Experten und Behörden sehen in dieser Naturverbundenheit eine Verschleierungstaktik. Fitzek verfolge eine perfide Strategie, sagte der frühere brandenburgische Verfassungsschutzchef Jörg Müller vor einiger Zeit der dpa. Fitzek äußere sich klar antisemitisch, wolle Menschen psychisch abhängig machen und lebe davon, diese Leute finanziell auszunehmen. Laut Sachsen-Anhalts Innenministerin Tamara Zieschang handelt es sich beim "Königreich Deutschland" um eine "besonders gefährliche Gruppierung der Reichsbürgerszene". Ihr Ziel sei es, einen außerhalb der deutschen Rechtsordnung stehenden "monarchischen Fantasiestaat" zu errichten.

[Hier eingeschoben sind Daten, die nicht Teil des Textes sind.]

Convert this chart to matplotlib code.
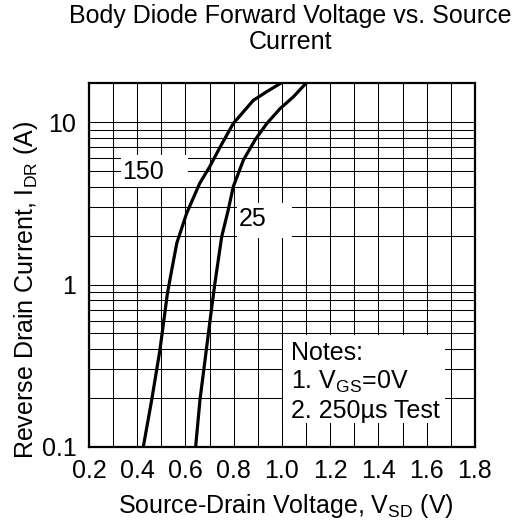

Teure "Aussteiger"-Seminare

Vieles beim "Königreich Deutschland" ähnelte einer Sekte. Fitzek prahlte schon mal damit, dass Menschen ihr Haus verkaufen, um mitzumachen. Er bot aufeinander aufbauende "Systemausstiegs-Seminare" an, die Neumitglieder anwerben sollten und schnell Zehntausende Euro verschlingen konnten. Am Ende stand ein Antrag auf "Staatsbürgerschaft", der ebenfalls Geld kostete.

Dennoch zog das "Königreich Deutschland" zahlreiche Menschen an und war laut dem Bundesinnenministerium mit rund 6000 Anhängern die mitgliederstärkste Vereinigung aus dem "Reichsbürger"-Spektrum. Zuletzt war die Zahl der festen Mitglieder aber wohl deutlich kleiner: Der Verfassungsschutz zählte 919 Personen.

Kontakte zu "Querdenkern"

Besonders in Krisenzeiten seien solche Vereinigungen für Menschen attraktiv, sagte Benjamin Winkler von der Amadeu Antonio Stiftung dem "Focus". "Man greift psychische Probleme von Menschen auf und bietet ihnen ein vermeintlich besseres Leben an." Zur Corona-Zeit gab es Verbindungen zwischen dem "Königreich Deutschland" und der "Querdenken"-Bewegung. Erst im April lobte Fitzek im Interview mit RTL und "Stern" die AfD und nannte Rechtsradikalismus etwas "nicht Verkehrtes". Die Behörden beschimpfte Fitzek regelmäßig. Einem russischen TV-Reporter sagte er im vergangenen Jahr, es gebe viele Menschen, "die wollen, dass wir die Regierungsgewalt übernehmen".

Fitzeks Umtriebe brachten ihn immer wieder mit dem Gesetz in Konflikt. Gegen ihn wurden Prozesse wegen Untreue oder unerlaubter Bankgeschäfte geführt, auch wegen Fahrens ohne Führerschein. Den soll er 2012 im Landratsamt abgegeben haben, danach aber einfach weitergefahren sein. 2018 trat er eine Haftstrafe in der JVA Halle an, nach dreieinhalb Monaten wurde er wieder entlassen. Zuletzt lag ein offener Haftbefehl gegen Fitzek vor, weil er im Wittenberger Landratsamt zwei Bundeswehrsoldaten beleidigt und eine Security-Mitarbeiterin an die Wand gedrückt hatte. Dieser Haftbefehl wurde nun vollstreckt.